## What to produce
Which lines below hold the word "code"? Report each one.

——

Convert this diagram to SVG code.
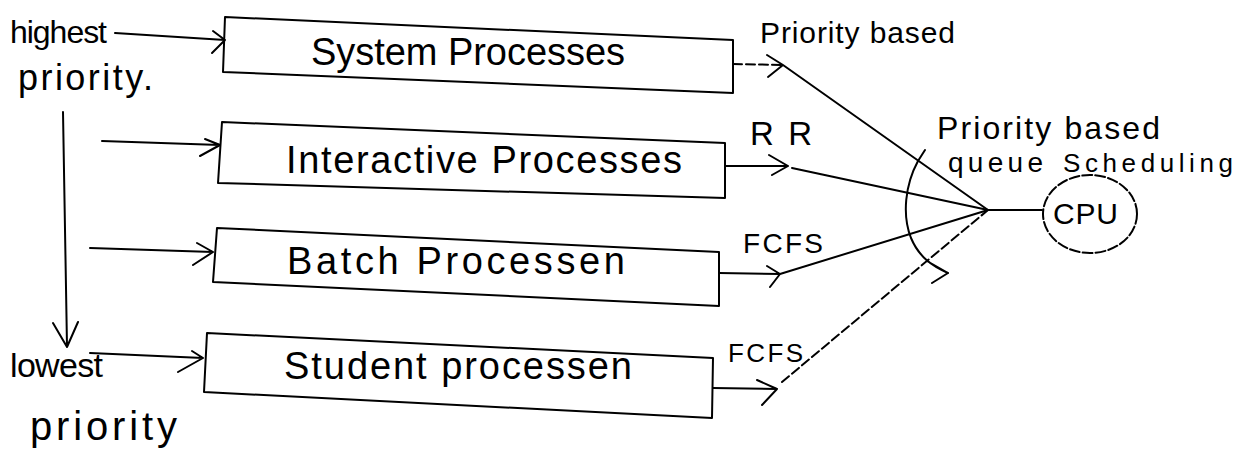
<svg xmlns="http://www.w3.org/2000/svg" width="1245" height="461" viewBox="0 0 1245 461">
<style>
  .ln{fill:none;stroke:#000;stroke-width:2;stroke-linecap:round;stroke-linejoin:round}
  .dash{stroke-dasharray:9 4}
  .box{fill:none;stroke:#000;stroke-width:2;stroke-linejoin:round}
  .t{font-family:"Liberation Sans","DejaVu Sans",sans-serif;fill:#000}
  .big{font-size:38px}
  .mid{font-size:30px}
</style>
<rect width="1245" height="461" fill="#fff"/>

<g id="labels-left">
  <text class="t" font-size="32" x="10" y="43" textLength="97" lengthAdjust="spacing">highest</text>
  <text class="t" font-size="36" x="18" y="90" textLength="135" lengthAdjust="spacing">priority.</text>
  <text class="t" font-size="34" x="10" y="377" textLength="93" lengthAdjust="spacing">lowest</text>
  <text class="t" font-size="40" x="30" y="440" textLength="147" lengthAdjust="spacing">priority</text>
</g>

<g id="node-system">
  <polygon class="box" points="225,17 733,40 733,93 223,72"/>
  <text class="t big" x="311" y="65" textLength="314" lengthAdjust="spacing">System Processes</text>
</g>
<g id="node-interactive">
  <polygon class="box" points="222,122 725,143 725,198 218,183"/>
  <text class="t big" x="286" y="173" textLength="396" lengthAdjust="spacing">Interactive Processes</text>
</g>
<g id="node-batch">
  <polygon class="box" points="217,228 719,252 719,306 213,282"/>
  <text class="t big" x="287" y="274" textLength="338" lengthAdjust="spacing">Batch Processen</text>
</g>
<g id="node-student">
  <polygon class="box" points="207,333 713,358 712,418 204,392"/>
  <text class="t big" x="284" y="379" textLength="348" lengthAdjust="spacing">Student processen</text>
</g>
<g id="node-cpu">
  <ellipse class="ln" cx="1090" cy="214" rx="47" ry="39" stroke-dasharray="10 3"/>
  <text class="t mid" x="1053" y="224" textLength="65" lengthAdjust="spacing">CPU</text>
</g>

<g id="connectors">
  <!-- left inputs -->
  <path class="ln" d="M115 33 L225 40 M213 31 L225 40 L212 53"/>
  <path class="ln" d="M102 141 L220 145 M205 139 L220 145 L200 156"/>
  <path class="ln" d="M90 248 L213 252 M197 243 L213 252 L193 265"/>
  <path class="ln" d="M90 353 L203 358 M192 351 L203 358 L178 372"/>
  <!-- priority axis -->
  <path class="ln" d="M63 112 L67 346 M53 323 L67 347 L78 322"/>
  <!-- right outputs -->
  <path class="ln dash" d="M733 64 L783 65"/>
  <path class="ln" d="M767 55 L783 65 L768 77 M783 65 L988 210"/>
  <path class="ln" d="M725 166 L788 166 M769 155 L788 166 L772 175 M792 168 L988 210"/>
  <path class="ln" d="M719 273 L780 274 M767 266 L780 274 L770 287 M780 274 L988 210"/>
  <path class="ln" d="M713 388 L777 389 M757 380 L777 389 L762 405"/>
  <path class="ln dash" d="M782 382 L988 210"/>
  <path class="ln" d="M988 210 L1042 210"/>
  <!-- arc -->
  <path class="ln" d="M925 150 L918 161 C905 185 902 215 911 238 C919 257 932 266 948 273 M927 261 L948 273 L932 283"/>
</g>

<g id="labels-right">
  <text class="t mid" x="760" y="43" textLength="195" lengthAdjust="spacing">Priority based</text>
  <text class="t" font-size="33" x="750" y="145" textLength="62" lengthAdjust="spacing">RR</text>
  <text class="t" font-size="28" x="743" y="253" textLength="80" lengthAdjust="spacing">FCFS</text>
  <text class="t" font-size="26" x="728" y="362" textLength="75" lengthAdjust="spacing">FCFS</text>
  <text class="t" font-size="32" x="937" y="139" textLength="223" lengthAdjust="spacing">Priority based</text>
  <text class="t" font-size="28" x="948" y="172" textLength="95" lengthAdjust="spacing">queue</text>
  <text class="t" x="1063" y="172" font-size="26" textLength="170" lengthAdjust="spacing" fill="#222">Scheduling</text>
</g>
</svg>
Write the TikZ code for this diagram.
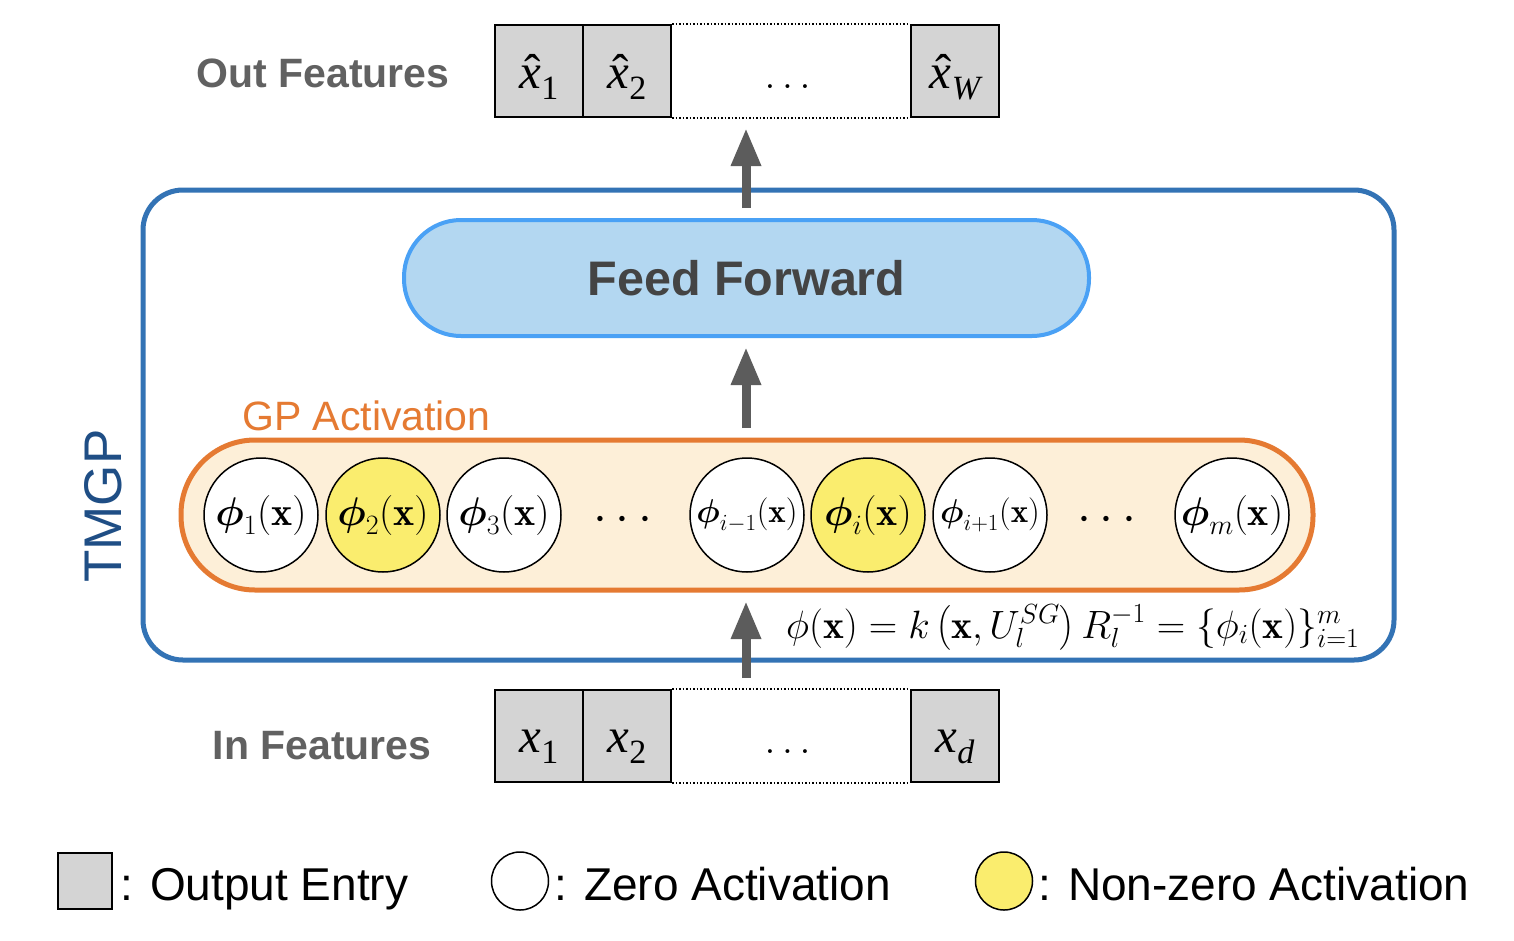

——

## Task response
Convert this diagram to SVG code.
Write the TikZ code for this diagram.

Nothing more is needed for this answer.